◆ INFORMATION SHOWN ◆
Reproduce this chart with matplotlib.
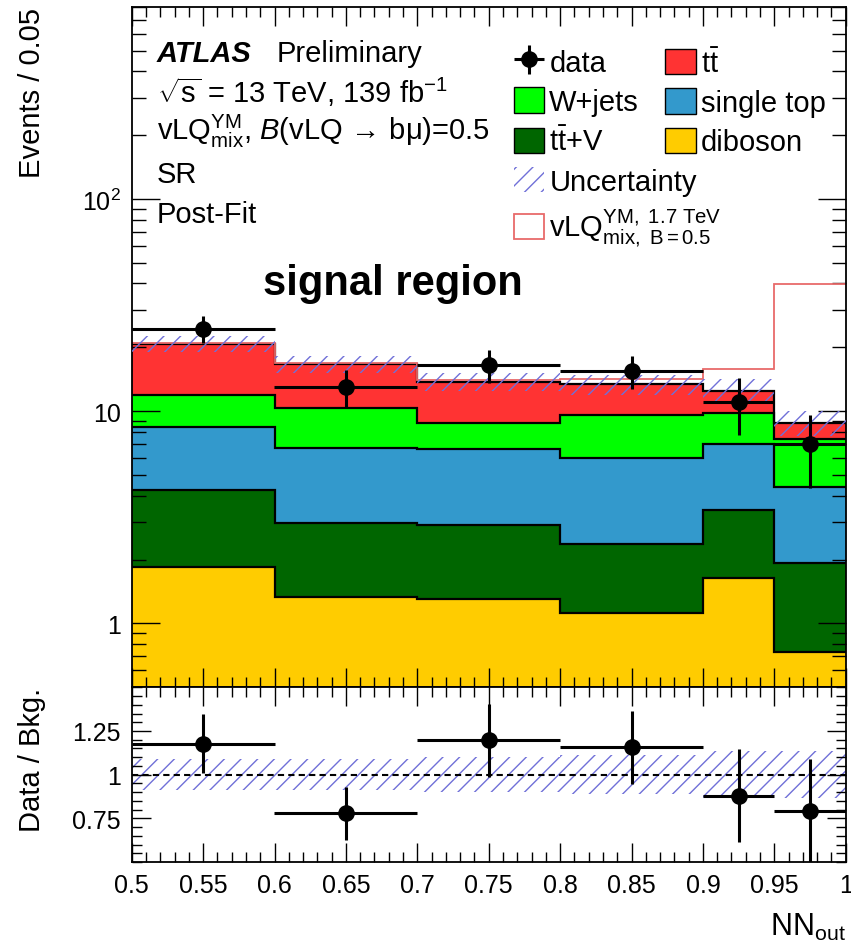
import numpy as np
import matplotlib
matplotlib.use("Agg")
import matplotlib.pyplot as plt
from matplotlib.patches import Patch
from matplotlib.ticker import FixedLocator, MultipleLocator, LogLocator, NullFormatter, FuncFormatter

plt.rcParams['font.family'] = ['Liberation Sans', 'DejaVu Sans']
plt.rcParams['mathtext.fontset'] = 'custom'
plt.rcParams['mathtext.rm'] = 'Liberation Sans'
plt.rcParams['mathtext.it'] = 'Liberation Sans:italic'
plt.rcParams['mathtext.bf'] = 'Liberation Sans:bold'
plt.rcParams['hatch.linewidth'] = 1.0

# NN output binning
edges = np.array([0.5, 0.6, 0.7, 0.8, 0.9, 0.95, 1.0])

# post-fit yields (events / 0.05)
diboson = np.array([1.84, 1.33, 1.31, 1.12, 1.64, 0.73])
ttV = np.array([2.41, 1.63, 1.60, 1.24, 1.78, 1.20])
single_top = np.array([4.16, 3.73, 3.71, 3.68, 3.57, 2.45])
wjets = np.array([3.49, 3.61, 2.22, 3.56, 2.80, 3.00])
ttbar = np.array([8.90, 6.40, 4.96, 3.80, 2.71, 1.46])
signal = np.array([0.10, 0.15, 0.30, 0.80, 3.30, 30.7])
data = np.array([24.5, 13.0, 16.5, 15.5, 11.0, 7.0])
rel_unc = np.array([0.09, 0.09, 0.10, 0.11, 0.135, 0.135])

centers = 0.5 * (edges[1:] + edges[:-1])
widths = edges[1:] - edges[:-1]
# poisson errors, scaled to events / 0.05
counts = data * widths / 0.05
data_err = np.sqrt(counts) * 0.05 / widths

hatch_col = '#7070d8'
sig_col = '#e86a6a'
fs = 21

W, H = 851, 953
fig = plt.figure(figsize=(W / 100, H / 100), dpi=100)
ax = fig.add_axes([131.7 / W, 1 - 688.3 / H, 714 / W, 680 / H])
rax = fig.add_axes([131.7 / W, 1 - 863 / H, 714 / W, 174.7 / H], sharex=ax)

# stacked backgrounds
layers = [
    (diboson, '#ffcc00', 'diboson'),
    (ttV, '#006600', r't$\bar{\rm t}$+V'),
    (single_top, '#3399cc', 'single top'),
    (wjets, '#00ff00', 'W+jets'),
    (ttbar, '#ff3333', r't$\bar{\rm t}$'),
]
cum = np.full(len(centers), 1e-3)
bkg_handles = {}
for vals, col, lab in layers:
    top = cum + vals if cum[0] > 1e-3 else vals.copy()
    ax.stairs(top, edges, baseline=cum, fill=True, color=col, lw=0, zorder=1)
    ax.stairs(top, edges, baseline=None, color='black', lw=1.6, zorder=2)
    bkg_handles[lab] = Patch(facecolor=col, edgecolor='black', lw=1)
    cum = top
total = cum

# signal on top of background
ax.stairs(total + signal, edges, baseline=None, color=sig_col, lw=1.3, zorder=2)

# uncertainty band
ax.stairs(total * (1 + rel_unc), edges, baseline=total * (1 - rel_unc), fill=True,
          facecolor='none', edgecolor=hatch_col, hatch='//', lw=0, zorder=3)

eb = ax.errorbar(centers, data, xerr=widths / 2, yerr=data_err, fmt='o', color='black',
                 ms=11, elinewidth=2.2, capsize=0, zorder=5)

ax.set_yscale('log')
ax.set_ylim(0.5, 800)
ax.set_xlim(0.5, 1.0)
ax.yaxis.set_major_locator(FixedLocator([1, 10, 100]))
ax.yaxis.set_major_formatter(FuncFormatter(lambda v, p: {1: '1', 10: '10', 100: r'10$^{2}$'}.get(int(round(v)), '')))
ax.yaxis.set_minor_locator(LogLocator(base=10, subs=np.arange(2, 10)))
ax.yaxis.set_minor_formatter(NullFormatter())
ax.set_ylabel('Events / 0.05', fontsize=fs, loc='top')
ax.yaxis.set_label_coords(-0.12, 1.0)

# ratio panel
ratio = data / total
ratio_err = data_err / total
rax.stairs(1 + rel_unc, edges, baseline=1 - rel_unc, fill=True,
           facecolor='none', edgecolor=hatch_col, hatch='//', lw=0, zorder=1)
rax.axhline(1.0, color='black', ls=(0, (3, 2)), lw=1.5, zorder=2)
rax.errorbar(centers, ratio, xerr=widths / 2, yerr=ratio_err, fmt='o', color='black',
             ms=11, elinewidth=2.2, capsize=0, zorder=5)
rax.set_ylim(0.5, 1.5)
rax.yaxis.set_major_locator(FixedLocator([0.75, 1.0, 1.25]))
rax.yaxis.set_major_formatter(FuncFormatter(lambda v, p: f'{v:g}'))
rax.yaxis.set_minor_locator(MultipleLocator(0.05))
rax.xaxis.set_major_locator(MultipleLocator(0.05))
rax.xaxis.set_minor_locator(MultipleLocator(0.01))
rax.xaxis.set_major_formatter(FuncFormatter(lambda v, p: f'{v:g}'))
rax.set_ylabel('Data / Bkg.', fontsize=fs, loc='top')
rax.yaxis.set_label_coords(-0.12, 1.0)
rax.set_xlabel(r'NN$_{\rm out}$', fontsize=fs + 1, loc='right')
rax.xaxis.set_label_coords(1.0, -0.28)

for a in (ax, rax):
    a.tick_params(which='both', direction='in', top=True, right=True, labelsize=18, pad=8)
    a.tick_params(which='major', length=14, width=1)
    a.tick_params(which='minor', length=7, width=1)
    for s in a.spines.values():
        s.set_linewidth(1.3)
ax.tick_params(labelbottom=False)
ax.tick_params(axis='y', which='major', length=20)
ax.tick_params(axis='y', which='minor', length=10)

# text block
def ftext(x, y, s, **kw):
    fig.text(x / W, 1 - y / H, s, va='baseline', fontsize=fs, **kw)

ftext(157, 62, 'ATLAS', fontweight='bold', fontstyle='italic')
ftext(277, 62, 'Preliminary')
ftext(157, 103, r'$\sqrt{\rm s}$ = 13 TeV, 139 fb$^{-1}$')
ftext(157, 140, r'vLQ$^{\rm YM}_{\rm mix}$, $B$(vLQ$\,\rightarrow\,$bμ)=0.5')
ftext(157, 183, 'SR')
ftext(157, 223, 'Post-Fit')
fig.text(263 / W, 1 - 295 / H, 'signal region', fontsize=30, fontweight='bold', va='baseline')

# legend, two columns of unequal length
lkw = dict(loc='upper left', frameon=False, fontsize=fs, handlelength=1.05, handleheight=0.95,
           handletextpad=0.17, labelspacing=0.37, borderpad=0, borderaxespad=0)
sig_h = Patch(facecolor='none', edgecolor=sig_col, lw=1.3)
unc_h = Patch(facecolor='none', edgecolor=hatch_col, hatch='//', lw=0)
leg1 = ax.legend([eb, bkg_handles['W+jets'], bkg_handles[r't$\bar{\rm t}$+V'], unc_h, sig_h],
                 ['data', 'W+jets', r't$\bar{\rm t}$+V', 'Uncertainty',
                  r'vLQ$^{\rm YM,\ 1.7\ TeV}_{\rm mix,\ B=0.5}$'],
                 bbox_to_anchor=(0.535, 0.94), **lkw)
ax.add_artist(leg1)
ax.legend([bkg_handles[r't$\bar{\rm t}$'], bkg_handles['single top'], bkg_handles['diboson']],
          [r't$\bar{\rm t}$', 'single top', 'diboson'],
          bbox_to_anchor=(0.747, 0.94), **lkw)

fig.savefig('out.png', dpi=100)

◆ REQUIRED TASK ◆
Return to the listing above and set it down exactly, leaving out its pictures.

◆ TASK RESULT ◆
Reproduce this chart with matplotlib.
import numpy as np
import matplotlib
matplotlib.use("Agg")
import matplotlib.pyplot as plt
from matplotlib.patches import Patch
from matplotlib.ticker import FixedLocator, MultipleLocator, LogLocator, NullFormatter, FuncFormatter

plt.rcParams['font.family'] = ['Liberation Sans', 'DejaVu Sans']
plt.rcParams['mathtext.fontset'] = 'custom'
plt.rcParams['mathtext.rm'] = 'Liberation Sans'
plt.rcParams['mathtext.it'] = 'Liberation Sans:italic'
plt.rcParams['mathtext.bf'] = 'Liberation Sans:bold'
plt.rcParams['hatch.linewidth'] = 1.0

# NN output binning
edges = np.array([0.5, 0.6, 0.7, 0.8, 0.9, 0.95, 1.0])

# post-fit yields (events / 0.05)
diboson = np.array([1.84, 1.33, 1.31, 1.12, 1.64, 0.73])
ttV = np.array([2.41, 1.63, 1.60, 1.24, 1.78, 1.20])
single_top = np.array([4.16, 3.73, 3.71, 3.68, 3.57, 2.45])
wjets = np.array([3.49, 3.61, 2.22, 3.56, 2.80, 3.00])
ttbar = np.array([8.90, 6.40, 4.96, 3.80, 2.71, 1.46])
signal = np.array([0.10, 0.15, 0.30, 0.80, 3.30, 30.7])
data = np.array([24.5, 13.0, 16.5, 15.5, 11.0, 7.0])
rel_unc = np.array([0.09, 0.09, 0.10, 0.11, 0.135, 0.135])

centers = 0.5 * (edges[1:] + edges[:-1])
widths = edges[1:] - edges[:-1]
# poisson errors, scaled to events / 0.05
counts = data * widths / 0.05
data_err = np.sqrt(counts) * 0.05 / widths

hatch_col = '#7070d8'
sig_col = '#e86a6a'
fs = 21

W, H = 851, 953
fig = plt.figure(figsize=(W / 100, H / 100), dpi=100)
ax = fig.add_axes([131.7 / W, 1 - 688.3 / H, 714 / W, 680 / H])
rax = fig.add_axes([131.7 / W, 1 - 863 / H, 714 / W, 174.7 / H], sharex=ax)

# stacked backgrounds
layers = [
    (diboson, '#ffcc00', 'diboson'),
    (ttV, '#006600', r't$\bar{\rm t}$+V'),
    (single_top, '#3399cc', 'single top'),
    (wjets, '#00ff00', 'W+jets'),
    (ttbar, '#ff3333', r't$\bar{\rm t}$'),
]
cum = np.full(len(centers), 1e-3)
bkg_handles = {}
for vals, col, lab in layers:
    top = cum + vals if cum[0] > 1e-3 else vals.copy()
    ax.stairs(top, edges, baseline=cum, fill=True, color=col, lw=0, zorder=1)
    ax.stairs(top, edges, baseline=None, color='black', lw=1.6, zorder=2)
    bkg_handles[lab] = Patch(facecolor=col, edgecolor='black', lw=1)
    cum = top
total = cum

# signal on top of background
ax.stairs(total + signal, edges, baseline=None, color=sig_col, lw=1.3, zorder=2)

# uncertainty band
ax.stairs(total * (1 + rel_unc), edges, baseline=total * (1 - rel_unc), fill=True,
          facecolor='none', edgecolor=hatch_col, hatch='//', lw=0, zorder=3)

eb = ax.errorbar(centers, data, xerr=widths / 2, yerr=data_err, fmt='o', color='black',
                 ms=11, elinewidth=2.2, capsize=0, zorder=5)

ax.set_yscale('log')
ax.set_ylim(0.5, 800)
ax.set_xlim(0.5, 1.0)
ax.yaxis.set_major_locator(FixedLocator([1, 10, 100]))
ax.yaxis.set_major_formatter(FuncFormatter(lambda v, p: {1: '1', 10: '10', 100: r'10$^{2}$'}.get(int(round(v)), '')))
ax.yaxis.set_minor_locator(LogLocator(base=10, subs=np.arange(2, 10)))
ax.yaxis.set_minor_formatter(NullFormatter())
ax.set_ylabel('Events / 0.05', fontsize=fs, loc='top')
ax.yaxis.set_label_coords(-0.12, 1.0)

# ratio panel
ratio = data / total
ratio_err = data_err / total
rax.stairs(1 + rel_unc, edges, baseline=1 - rel_unc, fill=True,
           facecolor='none', edgecolor=hatch_col, hatch='//', lw=0, zorder=1)
rax.axhline(1.0, color='black', ls=(0, (3, 2)), lw=1.5, zorder=2)
rax.errorbar(centers, ratio, xerr=widths / 2, yerr=ratio_err, fmt='o', color='black',
             ms=11, elinewidth=2.2, capsize=0, zorder=5)
rax.set_ylim(0.5, 1.5)
rax.yaxis.set_major_locator(FixedLocator([0.75, 1.0, 1.25]))
rax.yaxis.set_major_formatter(FuncFormatter(lambda v, p: f'{v:g}'))
rax.yaxis.set_minor_locator(MultipleLocator(0.05))
rax.xaxis.set_major_locator(MultipleLocator(0.05))
rax.xaxis.set_minor_locator(MultipleLocator(0.01))
rax.xaxis.set_major_formatter(FuncFormatter(lambda v, p: f'{v:g}'))
rax.set_ylabel('Data / Bkg.', fontsize=fs, loc='top')
rax.yaxis.set_label_coords(-0.12, 1.0)
rax.set_xlabel(r'NN$_{\rm out}$', fontsize=fs + 1, loc='right')
rax.xaxis.set_label_coords(1.0, -0.28)

for a in (ax, rax):
    a.tick_params(which='both', direction='in', top=True, right=True, labelsize=18, pad=8)
    a.tick_params(which='major', length=14, width=1)
    a.tick_params(which='minor', length=7, width=1)
    for s in a.spines.values():
        s.set_linewidth(1.3)
ax.tick_params(labelbottom=False)
ax.tick_params(axis='y', which='major', length=20)
ax.tick_params(axis='y', which='minor', length=10)

# text block
def ftext(x, y, s, **kw):
    fig.text(x / W, 1 - y / H, s, va='baseline', fontsize=fs, **kw)

ftext(157, 62, 'ATLAS', fontweight='bold', fontstyle='italic')
ftext(277, 62, 'Preliminary')
ftext(157, 103, r'$\sqrt{\rm s}$ = 13 TeV, 139 fb$^{-1}$')
ftext(157, 140, r'vLQ$^{\rm YM}_{\rm mix}$, $B$(vLQ$\,\rightarrow\,$bμ)=0.5')
ftext(157, 183, 'SR')
ftext(157, 223, 'Post-Fit')
fig.text(263 / W, 1 - 295 / H, 'signal region', fontsize=30, fontweight='bold', va='baseline')

# legend, two columns of unequal length
lkw = dict(loc='upper left', frameon=False, fontsize=fs, handlelength=1.05, handleheight=0.95,
           handletextpad=0.17, labelspacing=0.37, borderpad=0, borderaxespad=0)
sig_h = Patch(facecolor='none', edgecolor=sig_col, lw=1.3)
unc_h = Patch(facecolor='none', edgecolor=hatch_col, hatch='//', lw=0)
leg1 = ax.legend([eb, bkg_handles['W+jets'], bkg_handles[r't$\bar{\rm t}$+V'], unc_h, sig_h],
                 ['data', 'W+jets', r't$\bar{\rm t}$+V', 'Uncertainty',
                  r'vLQ$^{\rm YM,\ 1.7\ TeV}_{\rm mix,\ B=0.5}$'],
                 bbox_to_anchor=(0.535, 0.94), **lkw)
ax.add_artist(leg1)
ax.legend([bkg_handles[r't$\bar{\rm t}$'], bkg_handles['single top'], bkg_handles['diboson']],
          [r't$\bar{\rm t}$', 'single top', 'diboson'],
          bbox_to_anchor=(0.747, 0.94), **lkw)

fig.savefig('out.png', dpi=100)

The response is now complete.